The leader of the Senate Democrats outlined his economic views in
a speech on January 4.
Yet nobody
disputes that the economy started weakening before Bush took office
and officially went into recession before he passed his tax cut.
The recession is the primary reason that projections of this year's
surplus are being revised downward possibly to zero or below.

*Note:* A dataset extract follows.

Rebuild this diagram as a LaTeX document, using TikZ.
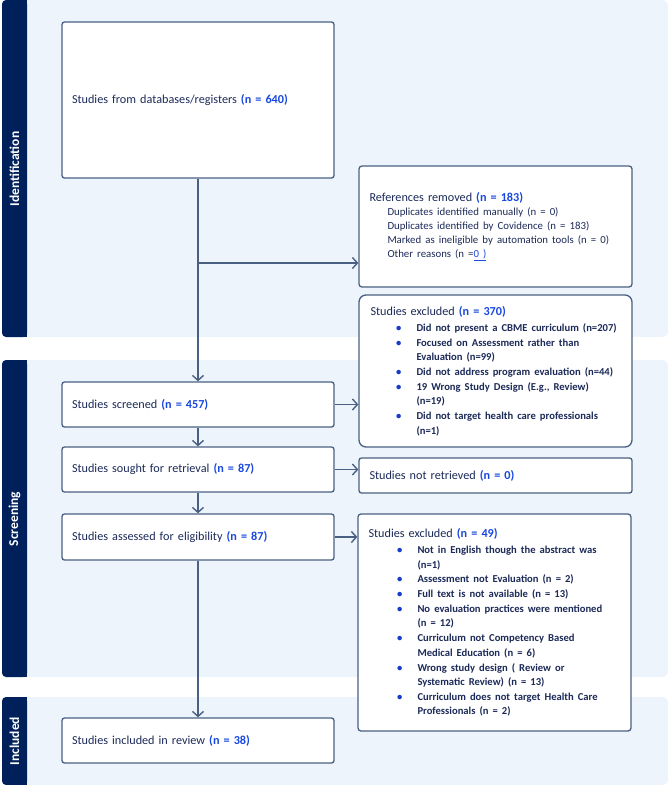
\documentclass[tikz,border=0pt]{standalone}
\usepackage{fontspec}
\setmainfont{Carlito}
\usepackage{enumitem}
\usetikzlibrary{arrows.meta, positioning, calc}

\definecolor{tabnavy}{RGB}{0, 32, 91}
\definecolor{bandbg}{RGB}{238, 244, 252}
\definecolor{boxline}{RGB}{74, 96, 130}
\definecolor{textnavy}{RGB}{28, 42, 88}
\definecolor{countblue}{RGB}{24, 72, 224}
\definecolor{dotblue}{RGB}{24, 60, 200}

\newlist{exlist}{itemize}{1}
\setlist[exlist]{label=\textcolor{dotblue}{\textbullet}, labelsep=15pt, itemsep=0.3pt, parsep=0pt, topsep=1.5pt, partopsep=0pt, before=\fontsize{10.6}{14.5}\selectfont\bfseries}

\newcommand{\cnt}[1]{\textcolor{countblue}{\textbf{#1}}}

\tikzset{
  band/.style={fill=bandbg, rounded corners=6pt},
  tab/.style={fill=tabnavy, rounded corners=4pt},
  tablabel/.style={rotate=90, text=white, font=\fontsize{13.5}{15}\selectfont\bfseries},
  flowbox/.style={draw=boxline, fill=white, line width=1.3pt, rounded corners=2.5pt, align=left, inner xsep=10pt, inner ysep=0pt, text=textnavy, font=\fontsize{12.2}{14.5}\selectfont},
  flow/.style={draw=boxline, line width=1.4pt, -{Straight Barb[length=5pt, width=11pt, line width=1.4pt]}},
}

\begin{document}
\begin{tikzpicture}[x=1pt, y=-1pt]
  \useasboundingbox (0,0) rectangle (669,785);

  % Bands
  \fill[band] (20,0) rectangle (668,337);
  \fill[band] (20,360) rectangle (668,677);
  \fill[band] (20,697) rectangle (668,785);

  % Tabs
  \fill[tab] (2,0) rectangle (27,337);
  \fill[tab] (2,360) rectangle (27,677);
  \fill[tab] (2,697) rectangle (27,785);
  \fill[tabnavy] (15,0) rectangle (27,337);
  \fill[tabnavy] (15,360) rectangle (27,677);
  \fill[tabnavy] (15,697) rectangle (27,785);
  \node[tablabel] (identlbl) at (14.5,169) {Identification};
  \node[tablabel] (screenlbl) at (14.5,519) {Screening};
  \node[tablabel] (incllbl) at (14.5,741) {Included};

  % Left column
  \node[flowbox, minimum width=272pt, minimum height=156pt, text width=252pt] (dbs) at (198,100) {Studies from databases/registers \cnt{(n = 640)}};
  \node[flowbox, minimum width=272pt, minimum height=45pt, text width=252pt] (screened) at (198,404.5) {Studies screened \cnt{(n = 457)}};
  \node[flowbox, minimum width=272pt, minimum height=45pt, text width=252pt] (sought) at (198,469.5) {Studies sought for retrieval \cnt{(n = 87)}};
  \node[flowbox, minimum width=272pt, minimum height=46pt, text width=252pt] (assessed) at (198,537) {Studies assessed for eligibility \cnt{(n = 87)}};
  \node[flowbox, minimum width=272pt, minimum height=45pt, text width=252pt] (included) at (198,740.5) {Studies included in review \cnt{(n = 38)}};

  % Right column
  \node[flowbox, rounded corners=3pt, minimum width=273pt, minimum height=121pt, text width=252pt, inner xsep=10.5pt] (refs) at (495.5,226.5) {References removed \cnt{(n = 183)}\\
    {\fontsize{10.8}{14}\selectfont
    \hspace*{18pt}Duplicates identified manually (n = 0)\\
    \hspace*{18pt}Duplicates identified by Covidence (n = 183)\\
    \hspace*{18pt}Marked as ineligible by automation tools (n = 0)\\
    \hspace*{18pt}Other reasons (n =\textcolor{countblue}{\underline{0 )}}\par}};

  \node[flowbox, rounded corners=7pt, minimum width=273pt, minimum height=152pt, text width=250pt, inner xsep=11.5pt] (excl1) at (495.5,371) {Studies excluded \cnt{(n = 370)}
    \begin{exlist}[leftmargin=46pt]
      \item Did not present a CBME curriculum (n=207)
      \item Focused on Assessment rather than\\Evaluation (n=99)
      \item Did not address program evaluation (n=44)
      \item 19 Wrong Study Design (E.g., Review)\\(n=19)
      \item Did not target health care professionals\\(n=1)
    \end{exlist}};

  \node[flowbox, minimum width=273pt, minimum height=35pt, text width=252pt] (notret) at (495.5,475.5) {Studies not retrieved \cnt{(n = 0)}};

  \node[flowbox, rounded corners=3pt, minimum width=273pt, minimum height=217pt, text width=252pt, inner xsep=10.5pt] (excl2) at (494.5,622.5) {Studies excluded \cnt{(n = 49)}
    \begin{exlist}[leftmargin=49pt]
      \item Not in English though the abstract was\\(n=1)
      \item Assessment not Evaluation (n = 2)
      \item Full text is not available (n = 13)
      \item No evaluation practices were mentioned\\(n = 12)
      \item Curriculum not Competency Based\\Medical Education (n = 6)
      \item Wrong study design ( Review or\\Systematic Review) (n = 13)
      \item Curriculum does not target Health Care\\Professionals (n = 2)
    \end{exlist}};

  % Connectors
  \coordinate (split) at (198,263);
  \draw[flow] (dbs.south) -- (screened.north);
  \draw[flow] (split) -- (split -| refs.west);
  \draw[flow] (screened.east) -- (screened.east -| excl1.west);
  \draw[flow] (screened.south) -- (sought.north);
  \draw[flow] (sought.east) -- (sought.east -| notret.west);
  \draw[flow] (sought.south) -- (assessed.north);
  \draw[flow] (assessed.east) -- (assessed.east -| excl2.west);
  \draw[flow] (assessed.south) -- (included.north);
\end{tikzpicture}
\end{document}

That's not the fault of the tax cut, which is phased in too slowly
to have much budget impact yet. At most, a fifth of the deterioration
in the surplus is attributable to tax cuts. That's why Daschle plays
up the surplus projections for the next ten years, which are basically
worthless, rather than looking at this year's numbers.
Daschle could
have argued, as other liberals do, that Bush should have foreseen
that a recession would so reduce the surplus as to make his tax
cut unaffordable. But that amounts to saying that it's especially
worthwhile to keep high taxes during a recession which is
absurd.
Even if the
tax cut were responsible for the vanishing of the surplus, that
wouldn't establish that it had hurt the economy. So Daschle goes
on to claim that smaller surpluses raise interest rates. But long-term
interest rates have not historically moved in tandem with the federal
budget balance: Over the last year they have fallen even as the
surplus has gone. Nor are lower interest rates the key to higher
growth. They reflect the return to capital, and rising returns can
encourage investment.
Finally, even
if Daschle's analysis were correct, he offers no solution
as has been widely noted. He has too much political sense to call
for a repeal of Bush's tax cut. Indeed, he offers a grab-bag of
ineffectual tax cuts and new spending of his own. By his own logic,
they too should reduce the surplus, cause interest rates to rise,
and hurt the economy. Not only does Daschle's argument not make
sense, it doesn't even try to.
Bush responded
to Daschle's speech by calling his bluff on tax hikes. The president
appears to hold the whip hand on economic policy. He had been inclined
to compromise with the Democrats on a stimulus bill. But when they
proved recalcitrant Daschle at one point set the condition
that two-thirds of his caucus would have to agree to any deal
Republicans went on the attack. A modest expenditure of political
capital on the part of the president was enough to pin the blame
on Daschle for blocking a stimulus bill.
That's an inside-Washington
win it's not the same as actually getting a good bill. A
new year gives Bush a new chance to do that. While the politicians
have squabbled, the economy has shown some signs of perking up on
its own. But it still needs, and voters want, measures to increase
investment. To improve incentives to invest will require permanent
tax cuts, not temporary ones. The most effective cuts would probably
be in the capital-gains tax and the top income-tax rate. Bush should
insist on a stimulus bill worthy of the name.